FoundationDB

Throughput of a Queue/Set like data structure


#1

Hey guys,

I’m new to FoundationDB and have only started playing with it. I’d like to use it to implement a queue / work distribution mechanism. I’m not too fussed about the order of the elements but would prefer it if the overhead was small.

I am running a single instance fdb server and a single client (with two threads on a dual core '17 Macbook Pro), but I’m only managing a throughput of about 120 removals per second. My transaction consists of finding an element and clearing it.

(I am using the queue example in the documentation, but I have changed it to make the get/clear transacted)

Is this normal throughput for a single server (no cluster)?

Thank you

Biturbo


(David Scherer) #2

No, that speed implies that you are latency bound. Either you are only removing items from the queue sequentially (in which case you are latency bound by definition) or your queue design makes your transactions all conflict (so that only one is happening at a time). At a guess you should be able to do some tens of thousands of operations per second on a single server if you get your workload properly parallel.


#3

Thanks Dave

I’m using the example from the documentation, and the client and server are running on the same machine.

How would you recommend designing a high throughput queue where the elements are removed one by one? I’m ok with no ordering.

More specifically, how can I efficiently implement “get and remove any KV”?

Apologies if I’m thinking of this the wrong way.

Thanks


(David Scherer) #4

Totally apart from queue design, you need to separate latency (“how fast can I do one operation on this data structure”) and throughput (“how many operations can (a huge number of clients) do on this data structure per second”)? FoundationDB’s latencies can be pretty low in the scheme of things - a tuned server setup with nice disks and network might be twice as fast as your laptop even with the overhead of communications between multiple machines - but they can never be good enough for a single client doing things one at a time to keep up with the throughputs it is capable of. To remove just 10,000 items per second from the queue one at a time you would have to have a whole-transaction latency of 100 microseconds, which is not possible with current hardware. And making the cluster bigger can’t help with this - nine women can’t have a baby in one month.

This is basically true of any distributed system, or of any system that offers durability (so that it has to sync to disk on every operation), and of course FoundationDB is both. For that matter in modern hardware even RAM has significantly higher throughput than 1/latency!

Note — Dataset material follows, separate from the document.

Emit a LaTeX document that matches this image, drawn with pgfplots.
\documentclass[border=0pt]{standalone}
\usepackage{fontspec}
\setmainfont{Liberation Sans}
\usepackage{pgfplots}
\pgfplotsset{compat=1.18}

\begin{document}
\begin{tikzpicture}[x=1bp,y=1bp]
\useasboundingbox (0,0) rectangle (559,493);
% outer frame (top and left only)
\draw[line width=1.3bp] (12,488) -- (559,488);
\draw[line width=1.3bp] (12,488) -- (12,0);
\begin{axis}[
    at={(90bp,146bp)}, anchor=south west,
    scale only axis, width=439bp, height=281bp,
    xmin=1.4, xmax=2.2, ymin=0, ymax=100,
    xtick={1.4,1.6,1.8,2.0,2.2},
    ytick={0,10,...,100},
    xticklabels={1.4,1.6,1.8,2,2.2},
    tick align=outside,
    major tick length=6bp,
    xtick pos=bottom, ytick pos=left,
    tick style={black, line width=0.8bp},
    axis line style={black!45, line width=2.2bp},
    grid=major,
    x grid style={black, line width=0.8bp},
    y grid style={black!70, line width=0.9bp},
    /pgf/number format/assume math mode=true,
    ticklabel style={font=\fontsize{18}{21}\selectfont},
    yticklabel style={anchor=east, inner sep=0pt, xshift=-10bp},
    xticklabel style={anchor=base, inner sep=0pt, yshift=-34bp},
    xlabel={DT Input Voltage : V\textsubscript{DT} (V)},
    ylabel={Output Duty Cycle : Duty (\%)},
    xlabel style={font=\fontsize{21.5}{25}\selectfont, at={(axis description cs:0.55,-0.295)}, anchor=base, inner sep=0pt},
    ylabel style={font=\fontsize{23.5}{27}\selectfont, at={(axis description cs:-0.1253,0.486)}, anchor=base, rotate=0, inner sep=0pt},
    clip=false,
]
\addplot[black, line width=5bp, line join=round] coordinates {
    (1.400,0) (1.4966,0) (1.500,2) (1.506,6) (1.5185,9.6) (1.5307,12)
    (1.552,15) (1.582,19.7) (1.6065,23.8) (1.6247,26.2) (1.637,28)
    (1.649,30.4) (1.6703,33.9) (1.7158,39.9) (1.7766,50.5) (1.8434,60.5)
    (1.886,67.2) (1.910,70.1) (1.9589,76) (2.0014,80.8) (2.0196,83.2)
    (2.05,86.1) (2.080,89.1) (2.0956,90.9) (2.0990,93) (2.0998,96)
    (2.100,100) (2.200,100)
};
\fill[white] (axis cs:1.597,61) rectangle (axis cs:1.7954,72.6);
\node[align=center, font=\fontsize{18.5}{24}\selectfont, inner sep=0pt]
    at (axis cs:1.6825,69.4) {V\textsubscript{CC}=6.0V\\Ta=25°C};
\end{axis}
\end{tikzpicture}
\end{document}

The usual use case for a “work queue” is that lots of processes/threads/actors/whatever are putting work on the queue and lots are taking work off the queue. It should be possible for, say, 100 parallel transactions to remove 100 different items from the queue in about the same time as 1 transaction can remove 1 item from the queue. If this isn’t true, it’s a problem with the design of your data model or transactions.

If the problem is that you really have a single process that wants to consume items from a queue sequentially, then the key is to not remove them one at a time! One process scanning through an ordered log with range reads (and erasing items with range clears) should be able to get much better performance, though it still won’t be able to keep a whole FoundationDB cluster busy.


#5

Thank you again for taking the time to reply.

I totally understand what you are saying, and of course throughput is bounded by latency. My question was more around the fact that I don’t know how to structure the transaction in order to allow sufficient concurrency, thus (by adding more parallel clients) increasing throughput.

More specifically, I believe the “primitive” I require is to “remove and return any element” (because I don’t care about order), and I am not sure how to go about doing that.

What I have currently is something that removes the first element in the range, which obviously results in transaction contention. What I am wondering is whether it is (even theoretically) possible to find a random key that exists without transaction contention, and if so any pointers as to how to achieve that in FoundationDB?

Edit: The ultimate goal is to prevent different workers from working on the same work items.

Many thanks


(Evan Tschannen) #6

Our backup and DR are implemented as clients of the database. We wrote a task bucket abstraction on top of the database to prevent different workers from doing the same work. You might be interested in looking at how we implemented that to give you some ideas for what you are planning.


(David Scherer) #7

Take a look at foundationdb/layers/taskbucket/__init__.py. It does more or less the same thing I think you are trying to do. I don’t think it’s extraordinarily optimized, but it should get you past the barrier of being totally latency bound.

The basic principle is to insert items with random keys, and to pick a random item by picking a random key and looking for the “next” item. (Some extra care to manage conflict ranges prevents remove transactions from conflicting unnecessarily with transactions adding new items that “would have been” removed by the remove transaction)


#8

Thank you both, I will look into that implementation.